Leaving the pictures out, print the lines from the first line of the listing through the line containing "const textColor = '#333333';", exactly as they read, and no others.

****

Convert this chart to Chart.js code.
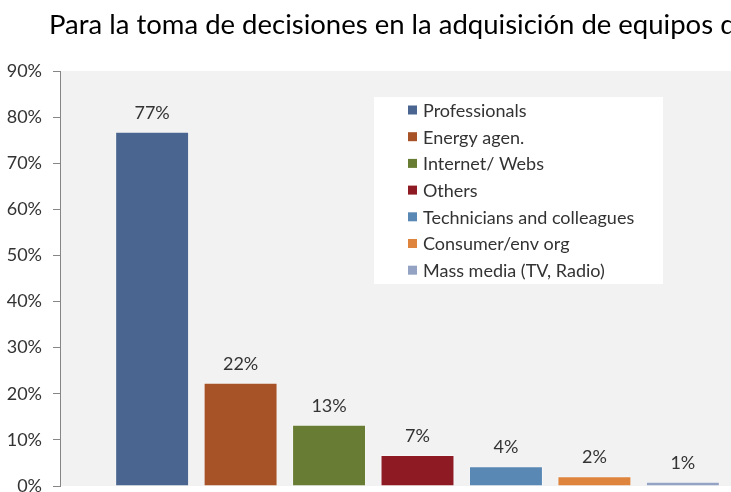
<!DOCTYPE html>
<html>
<head>
<meta charset="utf-8">
<script src="https://cdn.jsdelivr.net/npm/chart.js@4.4.1/dist/chart.umd.min.js"></script>
<style>
  html, body { margin: 0; padding: 0; background: #fff; overflow: hidden; }
  #wrap { width: 800px; height: 520px; }
</style>
</head>
<body>
<div id="wrap"><canvas id="c" width="800" height="520"></canvas></div>
<script>
const titleText = 'Para la toma de decisiones en la adquisición de equipos de';
const sources = ['Professionals', 'Energy agen.', 'Internet/ Webs', 'Others',
  'Technicians and colleagues', 'Consumer/env org', 'Mass media (TV, Radio)'];
const shares = [76.8, 22.4, 13.3, 6.7, 4.3, 2.1, 0.9];
const barColors = ['#4A6690', '#A85227', '#687D33', '#8E1B23', '#5A88B5', '#DF843D', '#94A3C4'];
const yTicks = [0, 10, 20, 30, 40, 50, 60, 70, 80, 90];

const FONT = 'Lato';
const textColor = '#333333';

// title, drawn at top-left like the original
const titlePlugin = {
  id: 'titleLeft',
  afterDraw(chart) {
    const ctx = chart.ctx;
    ctx.save();
    ctx.fillStyle = '#000';
    ctx.font = '27.5px ' + FONT;
    ctx.textBaseline = 'alphabetic';
    ctx.textAlign = 'left';
    ctx.fillText(titleText, 49, 34);
    ctx.restore();
  }
};

// value labels above each bar
const valueLabels = {
  id: 'valueLabels',
  afterDatasetsDraw(chart) {
    const ctx = chart.ctx;
    ctx.save();
    ctx.fillStyle = textColor;
    ctx.font = '18px ' + FONT;
    ctx.textAlign = 'center';
    ctx.textBaseline = 'alphabetic';
    chart.data.datasets.forEach((ds, i) => {
      const bar = chart.getDatasetMeta(i).data[0];
      ctx.fillText(Math.round(ds.data[0]) + '%', bar.x, bar.y - 13);
    });
    ctx.restore();
  }
};

// legend box inside the plot area
const boxLegend = {
  id: 'boxLegend',
  afterDraw(chart) {
    const ctx = chart.ctx;
    const a = chart.chartArea;
    const bx = a.left + 314, by = a.top + 26, bw = 289, bh = 187;
    ctx.save();
    ctx.fillStyle = '#fff';
    ctx.fillRect(bx, by, bw, bh);
    ctx.font = '18px ' + FONT;
    ctx.textBaseline = 'middle';
    ctx.textAlign = 'left';
    chart.data.datasets.forEach((ds, i) => {
      const cy = by + 13 + i * 26.7;
      ctx.fillStyle = ds.backgroundColor;
      ctx.fillRect(bx + 34, cy - 4.5, 9, 9);
      ctx.fillStyle = textColor;
      ctx.fillText(ds.label, bx + 49, cy + 1);
    });
    ctx.restore();
  }
};

// grey plot background
const plotBg = {
  id: 'plotBg',
  beforeDraw(chart) {
    const a = chart.chartArea;
    const ctx = chart.ctx;
    ctx.save();
    ctx.fillStyle = '#F2F2F2';
    ctx.fillRect(a.left, a.top, a.right - a.left, a.bottom - a.top);
    ctx.restore();
  }
};

const datasets = sources.map((name, i) => ({
  label: name,
  data: [shares[i]],
  backgroundColor: barColors[i],
  borderColor: 'rgba(255,255,255,0.35)',
  borderWidth: 1,
  categoryPercentage: 0.866,
  barPercentage: 0.836
}));

new Chart(document.getElementById('c'), {
  type: 'bar',
  data: { labels: [''], datasets: datasets },
  options: {
    responsive: false,
    animation: false,
    layout: { padding: { top: 71, right: 25, bottom: 34, left: 0 } },
    plugins: {
      legend: { display: false },
      title: { display: false },
      tooltip: { enabled: false }
    },
    scales: {
      x: { display: false },
      y: {
        min: 0,
        max: 90,
        afterFit(scale) { scale.width = 60; },
        afterBuildTicks(scale) { scale.ticks = yTicks.map(v => ({ value: v })); },
        ticks: {
          padding: 11,
          color: textColor,
          font: { family: FONT, size: 18 },
          callback: v => v + '%'
        },
        grid: {
          drawOnChartArea: false,
          tickLength: 7,
          color: '#868686'
        },
        border: { color: '#868686' }
      }
    }
  },
  plugins: [plotBg, valueLabels, boxLegend, titlePlugin]
});
</script>
</body>
</html>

****

• [Answer to the problem]:
Convert this chart to Chart.js code.
<!DOCTYPE html>
<html>
<head>
<meta charset="utf-8">
<script src="https://cdn.jsdelivr.net/npm/chart.js@4.4.1/dist/chart.umd.min.js"></script>
<style>
  html, body { margin: 0; padding: 0; background: #fff; overflow: hidden; }
  #wrap { width: 800px; height: 520px; }
</style>
</head>
<body>
<div id="wrap"><canvas id="c" width="800" height="520"></canvas></div>
<script>
const titleText = 'Para la toma de decisiones en la adquisición de equipos de';
const sources = ['Professionals', 'Energy agen.', 'Internet/ Webs', 'Others',
  'Technicians and colleagues', 'Consumer/env org', 'Mass media (TV, Radio)'];
const shares = [76.8, 22.4, 13.3, 6.7, 4.3, 2.1, 0.9];
const barColors = ['#4A6690', '#A85227', '#687D33', '#8E1B23', '#5A88B5', '#DF843D', '#94A3C4'];
const yTicks = [0, 10, 20, 30, 40, 50, 60, 70, 80, 90];

const FONT = 'Lato';
const textColor = '#333333';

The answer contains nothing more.